# THE REQUEST:
Below are several entries. Transcribe exactly those lines that fall from the one with "Give me the" through the one with "66.9, 69.2, 77.8];", end lines included.
..............................
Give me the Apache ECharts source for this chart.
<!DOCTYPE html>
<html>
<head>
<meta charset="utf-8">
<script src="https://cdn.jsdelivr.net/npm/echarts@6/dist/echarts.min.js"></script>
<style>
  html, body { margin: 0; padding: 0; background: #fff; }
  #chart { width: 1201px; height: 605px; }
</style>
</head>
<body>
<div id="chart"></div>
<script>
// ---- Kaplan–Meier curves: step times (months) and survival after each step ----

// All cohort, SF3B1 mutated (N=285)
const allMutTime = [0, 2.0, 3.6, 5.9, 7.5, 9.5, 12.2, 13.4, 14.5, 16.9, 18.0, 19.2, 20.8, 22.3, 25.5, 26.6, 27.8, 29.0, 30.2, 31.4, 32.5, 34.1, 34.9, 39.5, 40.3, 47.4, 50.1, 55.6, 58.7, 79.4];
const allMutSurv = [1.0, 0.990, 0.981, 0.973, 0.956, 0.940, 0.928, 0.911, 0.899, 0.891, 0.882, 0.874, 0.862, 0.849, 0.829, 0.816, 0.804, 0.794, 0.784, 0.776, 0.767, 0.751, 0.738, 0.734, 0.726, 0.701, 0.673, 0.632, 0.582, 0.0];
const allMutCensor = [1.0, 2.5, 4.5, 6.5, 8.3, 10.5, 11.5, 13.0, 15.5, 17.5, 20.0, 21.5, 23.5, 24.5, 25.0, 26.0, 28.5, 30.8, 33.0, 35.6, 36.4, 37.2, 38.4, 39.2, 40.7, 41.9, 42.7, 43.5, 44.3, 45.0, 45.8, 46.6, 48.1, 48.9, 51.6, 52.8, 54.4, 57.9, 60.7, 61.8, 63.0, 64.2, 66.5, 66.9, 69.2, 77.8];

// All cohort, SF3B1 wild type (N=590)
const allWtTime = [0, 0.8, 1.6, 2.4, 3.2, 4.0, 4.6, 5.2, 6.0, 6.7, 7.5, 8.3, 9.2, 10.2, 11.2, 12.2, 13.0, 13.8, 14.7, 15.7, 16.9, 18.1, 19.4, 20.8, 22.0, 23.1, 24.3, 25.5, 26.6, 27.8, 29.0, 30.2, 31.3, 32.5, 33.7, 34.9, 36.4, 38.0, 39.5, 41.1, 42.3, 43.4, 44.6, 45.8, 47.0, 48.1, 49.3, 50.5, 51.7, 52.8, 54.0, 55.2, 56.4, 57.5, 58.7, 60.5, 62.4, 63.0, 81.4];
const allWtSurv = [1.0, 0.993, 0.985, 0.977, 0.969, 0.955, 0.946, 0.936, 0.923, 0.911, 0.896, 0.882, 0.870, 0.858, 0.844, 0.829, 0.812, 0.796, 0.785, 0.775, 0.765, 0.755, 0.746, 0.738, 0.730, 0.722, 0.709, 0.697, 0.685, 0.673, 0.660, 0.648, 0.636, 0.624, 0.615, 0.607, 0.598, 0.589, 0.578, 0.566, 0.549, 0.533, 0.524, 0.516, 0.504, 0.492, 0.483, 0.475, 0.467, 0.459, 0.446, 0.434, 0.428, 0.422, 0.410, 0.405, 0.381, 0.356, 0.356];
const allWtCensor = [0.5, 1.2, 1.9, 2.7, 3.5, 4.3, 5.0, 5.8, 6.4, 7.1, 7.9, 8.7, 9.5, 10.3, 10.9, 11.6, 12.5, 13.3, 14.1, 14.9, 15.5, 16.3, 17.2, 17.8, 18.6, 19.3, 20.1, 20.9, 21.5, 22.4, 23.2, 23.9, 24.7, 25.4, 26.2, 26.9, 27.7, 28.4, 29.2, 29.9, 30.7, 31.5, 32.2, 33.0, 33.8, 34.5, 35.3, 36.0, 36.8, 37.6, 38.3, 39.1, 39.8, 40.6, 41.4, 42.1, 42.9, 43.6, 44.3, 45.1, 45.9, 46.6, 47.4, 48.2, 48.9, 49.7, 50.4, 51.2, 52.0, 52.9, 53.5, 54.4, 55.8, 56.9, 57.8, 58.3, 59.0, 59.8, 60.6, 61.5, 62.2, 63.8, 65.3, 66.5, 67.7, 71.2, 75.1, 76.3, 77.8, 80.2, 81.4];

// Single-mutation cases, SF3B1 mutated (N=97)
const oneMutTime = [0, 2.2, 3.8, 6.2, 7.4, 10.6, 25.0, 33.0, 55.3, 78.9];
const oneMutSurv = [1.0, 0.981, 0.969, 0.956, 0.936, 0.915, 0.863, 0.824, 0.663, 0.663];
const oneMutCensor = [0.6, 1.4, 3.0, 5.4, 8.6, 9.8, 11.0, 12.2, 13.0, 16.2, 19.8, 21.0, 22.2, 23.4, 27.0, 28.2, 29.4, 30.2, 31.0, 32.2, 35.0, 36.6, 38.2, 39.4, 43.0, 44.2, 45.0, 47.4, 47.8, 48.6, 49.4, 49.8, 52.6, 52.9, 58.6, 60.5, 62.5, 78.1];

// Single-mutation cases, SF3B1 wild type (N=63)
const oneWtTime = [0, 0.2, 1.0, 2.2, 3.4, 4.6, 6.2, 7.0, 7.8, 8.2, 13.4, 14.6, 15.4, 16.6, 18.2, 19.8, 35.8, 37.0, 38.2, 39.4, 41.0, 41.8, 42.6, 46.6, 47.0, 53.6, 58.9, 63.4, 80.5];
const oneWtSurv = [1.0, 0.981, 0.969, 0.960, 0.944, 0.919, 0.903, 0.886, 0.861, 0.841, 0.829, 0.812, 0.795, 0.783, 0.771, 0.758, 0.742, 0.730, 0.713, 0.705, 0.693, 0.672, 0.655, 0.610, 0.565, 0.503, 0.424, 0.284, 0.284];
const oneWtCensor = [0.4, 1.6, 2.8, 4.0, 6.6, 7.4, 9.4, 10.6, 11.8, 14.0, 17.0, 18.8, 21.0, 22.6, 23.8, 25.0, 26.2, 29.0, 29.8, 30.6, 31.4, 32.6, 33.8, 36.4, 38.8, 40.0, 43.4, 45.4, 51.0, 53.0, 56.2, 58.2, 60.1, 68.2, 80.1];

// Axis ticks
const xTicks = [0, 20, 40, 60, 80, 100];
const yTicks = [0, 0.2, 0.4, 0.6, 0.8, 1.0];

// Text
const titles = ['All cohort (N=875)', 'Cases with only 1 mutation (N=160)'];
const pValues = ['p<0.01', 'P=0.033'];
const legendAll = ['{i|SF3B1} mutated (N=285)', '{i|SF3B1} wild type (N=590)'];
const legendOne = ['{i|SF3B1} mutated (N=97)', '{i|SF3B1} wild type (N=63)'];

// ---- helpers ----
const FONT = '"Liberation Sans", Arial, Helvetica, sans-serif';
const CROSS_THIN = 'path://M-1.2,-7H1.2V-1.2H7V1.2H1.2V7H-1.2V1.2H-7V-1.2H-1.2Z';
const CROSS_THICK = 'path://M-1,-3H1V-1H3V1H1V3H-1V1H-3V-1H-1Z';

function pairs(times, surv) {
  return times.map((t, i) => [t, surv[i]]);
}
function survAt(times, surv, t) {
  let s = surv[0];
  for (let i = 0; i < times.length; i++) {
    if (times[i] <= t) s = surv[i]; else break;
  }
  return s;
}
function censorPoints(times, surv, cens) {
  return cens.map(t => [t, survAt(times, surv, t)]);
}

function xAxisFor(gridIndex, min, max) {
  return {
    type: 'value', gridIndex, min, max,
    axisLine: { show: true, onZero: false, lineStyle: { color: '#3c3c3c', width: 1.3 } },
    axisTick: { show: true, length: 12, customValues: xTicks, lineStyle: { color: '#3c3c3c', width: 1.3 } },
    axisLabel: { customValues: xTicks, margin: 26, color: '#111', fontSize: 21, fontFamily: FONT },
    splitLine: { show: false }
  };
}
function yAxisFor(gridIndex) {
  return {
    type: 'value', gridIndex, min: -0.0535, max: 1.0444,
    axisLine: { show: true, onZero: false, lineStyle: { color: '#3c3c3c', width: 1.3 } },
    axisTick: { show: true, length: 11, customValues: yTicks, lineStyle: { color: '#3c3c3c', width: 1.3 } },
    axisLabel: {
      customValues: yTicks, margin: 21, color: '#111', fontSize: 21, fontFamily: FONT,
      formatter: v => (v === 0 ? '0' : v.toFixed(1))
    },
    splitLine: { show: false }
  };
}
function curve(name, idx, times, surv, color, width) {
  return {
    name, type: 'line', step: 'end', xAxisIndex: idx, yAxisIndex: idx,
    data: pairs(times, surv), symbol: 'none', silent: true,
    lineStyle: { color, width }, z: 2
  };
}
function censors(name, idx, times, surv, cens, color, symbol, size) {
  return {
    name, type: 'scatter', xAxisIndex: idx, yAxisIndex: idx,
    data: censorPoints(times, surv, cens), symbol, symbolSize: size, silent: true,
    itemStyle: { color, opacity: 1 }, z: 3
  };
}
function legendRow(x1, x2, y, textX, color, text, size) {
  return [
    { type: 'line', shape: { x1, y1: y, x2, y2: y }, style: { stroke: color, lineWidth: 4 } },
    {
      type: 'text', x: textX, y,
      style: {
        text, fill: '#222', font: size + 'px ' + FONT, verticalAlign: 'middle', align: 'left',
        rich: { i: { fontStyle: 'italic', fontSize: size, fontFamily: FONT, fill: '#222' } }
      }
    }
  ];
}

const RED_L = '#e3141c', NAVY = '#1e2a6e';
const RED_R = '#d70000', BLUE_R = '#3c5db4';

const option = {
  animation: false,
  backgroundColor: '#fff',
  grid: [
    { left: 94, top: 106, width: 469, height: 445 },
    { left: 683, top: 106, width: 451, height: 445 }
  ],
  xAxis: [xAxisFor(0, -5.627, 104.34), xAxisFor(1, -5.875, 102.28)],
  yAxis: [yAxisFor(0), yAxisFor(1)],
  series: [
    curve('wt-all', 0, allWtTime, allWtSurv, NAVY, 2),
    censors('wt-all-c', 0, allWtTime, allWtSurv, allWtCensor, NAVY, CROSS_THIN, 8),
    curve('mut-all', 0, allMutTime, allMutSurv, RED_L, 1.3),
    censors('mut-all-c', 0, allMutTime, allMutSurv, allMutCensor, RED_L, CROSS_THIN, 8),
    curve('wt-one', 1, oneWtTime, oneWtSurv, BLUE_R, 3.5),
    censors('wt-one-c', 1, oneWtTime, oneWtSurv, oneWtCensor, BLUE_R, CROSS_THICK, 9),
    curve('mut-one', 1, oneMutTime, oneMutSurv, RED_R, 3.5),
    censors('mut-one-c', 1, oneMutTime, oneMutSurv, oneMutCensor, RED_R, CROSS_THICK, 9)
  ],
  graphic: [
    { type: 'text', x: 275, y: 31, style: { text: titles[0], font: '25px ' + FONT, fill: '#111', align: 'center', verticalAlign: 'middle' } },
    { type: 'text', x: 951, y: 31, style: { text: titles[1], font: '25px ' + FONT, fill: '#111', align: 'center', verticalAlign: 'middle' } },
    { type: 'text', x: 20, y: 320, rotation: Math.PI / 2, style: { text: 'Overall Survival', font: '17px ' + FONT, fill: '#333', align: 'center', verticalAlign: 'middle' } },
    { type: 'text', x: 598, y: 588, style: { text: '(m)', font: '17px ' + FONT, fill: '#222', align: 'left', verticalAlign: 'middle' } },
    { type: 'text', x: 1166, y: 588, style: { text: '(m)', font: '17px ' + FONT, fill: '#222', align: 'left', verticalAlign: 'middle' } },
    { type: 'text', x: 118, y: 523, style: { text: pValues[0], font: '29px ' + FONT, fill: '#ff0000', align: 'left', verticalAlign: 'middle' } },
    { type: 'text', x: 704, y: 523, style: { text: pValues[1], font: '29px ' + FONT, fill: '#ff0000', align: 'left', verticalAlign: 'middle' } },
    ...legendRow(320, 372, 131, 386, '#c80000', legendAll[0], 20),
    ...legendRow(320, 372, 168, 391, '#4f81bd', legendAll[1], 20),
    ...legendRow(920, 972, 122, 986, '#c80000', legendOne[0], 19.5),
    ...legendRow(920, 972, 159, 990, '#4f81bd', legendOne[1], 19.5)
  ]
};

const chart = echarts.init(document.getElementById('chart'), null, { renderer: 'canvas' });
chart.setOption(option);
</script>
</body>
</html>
..............................
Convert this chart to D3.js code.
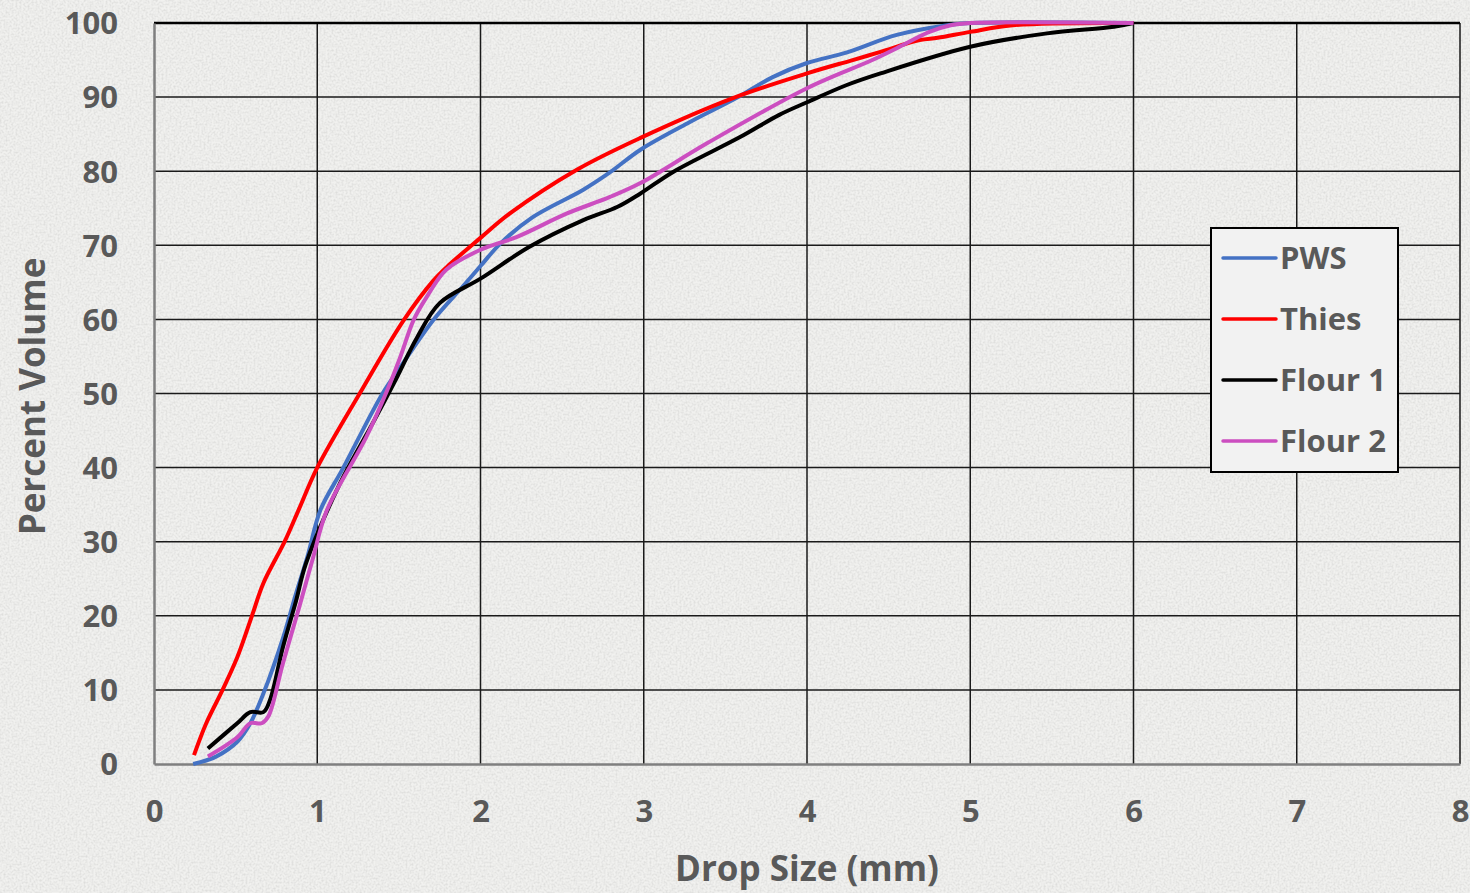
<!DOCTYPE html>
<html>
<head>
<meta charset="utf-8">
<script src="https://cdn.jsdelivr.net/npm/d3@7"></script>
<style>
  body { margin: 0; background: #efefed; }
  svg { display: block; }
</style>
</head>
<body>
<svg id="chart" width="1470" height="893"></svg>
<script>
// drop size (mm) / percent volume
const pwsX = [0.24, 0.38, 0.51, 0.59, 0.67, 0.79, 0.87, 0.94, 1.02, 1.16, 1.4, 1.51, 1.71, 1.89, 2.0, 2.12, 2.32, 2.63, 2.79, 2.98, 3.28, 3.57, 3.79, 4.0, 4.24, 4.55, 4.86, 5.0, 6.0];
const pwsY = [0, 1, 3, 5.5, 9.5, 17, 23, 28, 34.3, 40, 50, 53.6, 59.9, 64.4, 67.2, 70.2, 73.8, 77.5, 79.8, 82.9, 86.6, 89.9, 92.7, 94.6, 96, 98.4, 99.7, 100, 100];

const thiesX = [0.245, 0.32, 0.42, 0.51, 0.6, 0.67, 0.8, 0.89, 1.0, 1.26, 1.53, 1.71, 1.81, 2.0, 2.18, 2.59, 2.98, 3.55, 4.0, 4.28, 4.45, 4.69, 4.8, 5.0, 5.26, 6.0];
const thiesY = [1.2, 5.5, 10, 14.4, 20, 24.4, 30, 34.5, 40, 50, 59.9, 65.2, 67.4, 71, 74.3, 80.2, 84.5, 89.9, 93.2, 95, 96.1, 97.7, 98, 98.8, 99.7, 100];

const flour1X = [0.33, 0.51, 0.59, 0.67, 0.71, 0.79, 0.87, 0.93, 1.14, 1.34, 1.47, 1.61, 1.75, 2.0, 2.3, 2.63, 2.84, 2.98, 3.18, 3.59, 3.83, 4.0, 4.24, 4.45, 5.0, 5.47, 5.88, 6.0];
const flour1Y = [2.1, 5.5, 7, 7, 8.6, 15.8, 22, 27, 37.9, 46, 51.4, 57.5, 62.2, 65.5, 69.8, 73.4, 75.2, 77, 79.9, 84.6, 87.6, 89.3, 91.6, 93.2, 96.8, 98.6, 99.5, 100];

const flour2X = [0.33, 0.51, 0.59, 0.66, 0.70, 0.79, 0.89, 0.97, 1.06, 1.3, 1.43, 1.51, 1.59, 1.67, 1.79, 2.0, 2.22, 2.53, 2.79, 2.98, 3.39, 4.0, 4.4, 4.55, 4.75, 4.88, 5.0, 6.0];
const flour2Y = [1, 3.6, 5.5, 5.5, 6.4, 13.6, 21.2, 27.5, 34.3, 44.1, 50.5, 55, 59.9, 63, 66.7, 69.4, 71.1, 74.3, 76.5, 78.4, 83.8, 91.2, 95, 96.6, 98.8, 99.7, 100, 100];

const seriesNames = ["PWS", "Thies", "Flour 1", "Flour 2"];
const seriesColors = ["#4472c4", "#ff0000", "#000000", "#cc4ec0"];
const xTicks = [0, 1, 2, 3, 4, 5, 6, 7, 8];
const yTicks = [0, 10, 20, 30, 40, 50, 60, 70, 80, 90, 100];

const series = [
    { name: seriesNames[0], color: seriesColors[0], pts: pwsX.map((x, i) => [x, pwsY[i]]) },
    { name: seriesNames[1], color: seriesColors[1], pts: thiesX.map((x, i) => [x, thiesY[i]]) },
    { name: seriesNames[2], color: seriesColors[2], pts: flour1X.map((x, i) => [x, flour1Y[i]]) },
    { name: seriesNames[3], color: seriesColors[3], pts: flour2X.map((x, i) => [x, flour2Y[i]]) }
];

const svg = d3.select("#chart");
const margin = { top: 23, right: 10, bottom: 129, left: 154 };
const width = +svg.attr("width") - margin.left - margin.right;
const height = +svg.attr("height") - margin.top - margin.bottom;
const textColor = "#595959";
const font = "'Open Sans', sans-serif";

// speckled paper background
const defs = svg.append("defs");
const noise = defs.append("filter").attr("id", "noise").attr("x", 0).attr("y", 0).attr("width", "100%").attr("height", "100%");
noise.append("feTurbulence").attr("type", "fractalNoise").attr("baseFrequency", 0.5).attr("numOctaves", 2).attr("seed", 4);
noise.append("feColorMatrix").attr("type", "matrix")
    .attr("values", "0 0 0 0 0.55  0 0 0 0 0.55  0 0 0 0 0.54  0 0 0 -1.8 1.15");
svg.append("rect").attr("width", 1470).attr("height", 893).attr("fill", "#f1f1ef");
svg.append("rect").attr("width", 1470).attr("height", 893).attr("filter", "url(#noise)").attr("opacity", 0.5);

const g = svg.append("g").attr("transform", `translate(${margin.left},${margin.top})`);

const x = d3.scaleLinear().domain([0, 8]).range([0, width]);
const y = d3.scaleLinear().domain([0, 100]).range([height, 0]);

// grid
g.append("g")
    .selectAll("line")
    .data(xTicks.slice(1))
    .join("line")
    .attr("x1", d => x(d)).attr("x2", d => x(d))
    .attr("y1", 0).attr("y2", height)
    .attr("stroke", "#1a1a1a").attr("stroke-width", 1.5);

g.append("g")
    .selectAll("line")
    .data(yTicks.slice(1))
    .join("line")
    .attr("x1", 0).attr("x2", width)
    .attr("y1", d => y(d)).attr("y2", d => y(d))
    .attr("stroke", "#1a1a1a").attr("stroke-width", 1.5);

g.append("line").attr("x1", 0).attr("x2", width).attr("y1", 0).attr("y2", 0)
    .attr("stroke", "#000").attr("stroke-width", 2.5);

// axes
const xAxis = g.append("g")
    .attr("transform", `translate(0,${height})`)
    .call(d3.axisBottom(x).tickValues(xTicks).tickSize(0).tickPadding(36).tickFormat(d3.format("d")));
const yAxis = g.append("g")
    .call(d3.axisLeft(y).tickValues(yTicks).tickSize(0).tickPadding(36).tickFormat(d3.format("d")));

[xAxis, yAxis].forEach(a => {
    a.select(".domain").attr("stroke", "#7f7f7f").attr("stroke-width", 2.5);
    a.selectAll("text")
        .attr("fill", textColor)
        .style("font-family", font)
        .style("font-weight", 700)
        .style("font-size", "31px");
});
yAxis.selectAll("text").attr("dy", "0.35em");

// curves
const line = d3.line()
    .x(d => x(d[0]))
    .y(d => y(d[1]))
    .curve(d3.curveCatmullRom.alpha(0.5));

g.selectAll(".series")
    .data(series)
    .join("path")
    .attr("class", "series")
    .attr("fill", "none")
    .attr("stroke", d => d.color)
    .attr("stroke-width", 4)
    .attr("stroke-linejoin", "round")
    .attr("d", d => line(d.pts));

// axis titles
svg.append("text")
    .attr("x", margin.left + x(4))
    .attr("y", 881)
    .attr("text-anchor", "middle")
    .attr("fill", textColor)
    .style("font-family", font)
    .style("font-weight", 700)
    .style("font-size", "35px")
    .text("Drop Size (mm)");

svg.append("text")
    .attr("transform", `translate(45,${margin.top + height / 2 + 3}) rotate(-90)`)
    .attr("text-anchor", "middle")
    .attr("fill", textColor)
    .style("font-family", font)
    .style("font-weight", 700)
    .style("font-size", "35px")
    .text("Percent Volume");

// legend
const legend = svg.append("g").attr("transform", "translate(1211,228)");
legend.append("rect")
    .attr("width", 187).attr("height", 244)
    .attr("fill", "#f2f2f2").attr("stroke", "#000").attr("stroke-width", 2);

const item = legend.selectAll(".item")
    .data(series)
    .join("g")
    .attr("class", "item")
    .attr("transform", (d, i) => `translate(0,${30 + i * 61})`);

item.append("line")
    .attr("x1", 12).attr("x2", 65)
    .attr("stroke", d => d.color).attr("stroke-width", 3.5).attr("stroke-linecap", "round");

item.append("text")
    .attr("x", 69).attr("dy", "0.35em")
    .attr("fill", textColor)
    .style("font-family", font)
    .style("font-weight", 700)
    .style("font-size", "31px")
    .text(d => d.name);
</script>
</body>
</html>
..............................
# SOLUTION BELOW:
Give me the Apache ECharts source for this chart.
<!DOCTYPE html>
<html>
<head>
<meta charset="utf-8">
<script src="https://cdn.jsdelivr.net/npm/echarts@6/dist/echarts.min.js"></script>
<style>
  html, body { margin: 0; padding: 0; background: #fff; }
  #chart { width: 1201px; height: 605px; }
</style>
</head>
<body>
<div id="chart"></div>
<script>
// ---- Kaplan–Meier curves: step times (months) and survival after each step ----

// All cohort, SF3B1 mutated (N=285)
const allMutTime = [0, 2.0, 3.6, 5.9, 7.5, 9.5, 12.2, 13.4, 14.5, 16.9, 18.0, 19.2, 20.8, 22.3, 25.5, 26.6, 27.8, 29.0, 30.2, 31.4, 32.5, 34.1, 34.9, 39.5, 40.3, 47.4, 50.1, 55.6, 58.7, 79.4];
const allMutSurv = [1.0, 0.990, 0.981, 0.973, 0.956, 0.940, 0.928, 0.911, 0.899, 0.891, 0.882, 0.874, 0.862, 0.849, 0.829, 0.816, 0.804, 0.794, 0.784, 0.776, 0.767, 0.751, 0.738, 0.734, 0.726, 0.701, 0.673, 0.632, 0.582, 0.0];
const allMutCensor = [1.0, 2.5, 4.5, 6.5, 8.3, 10.5, 11.5, 13.0, 15.5, 17.5, 20.0, 21.5, 23.5, 24.5, 25.0, 26.0, 28.5, 30.8, 33.0, 35.6, 36.4, 37.2, 38.4, 39.2, 40.7, 41.9, 42.7, 43.5, 44.3, 45.0, 45.8, 46.6, 48.1, 48.9, 51.6, 52.8, 54.4, 57.9, 60.7, 61.8, 63.0, 64.2, 66.5, 66.9, 69.2, 77.8];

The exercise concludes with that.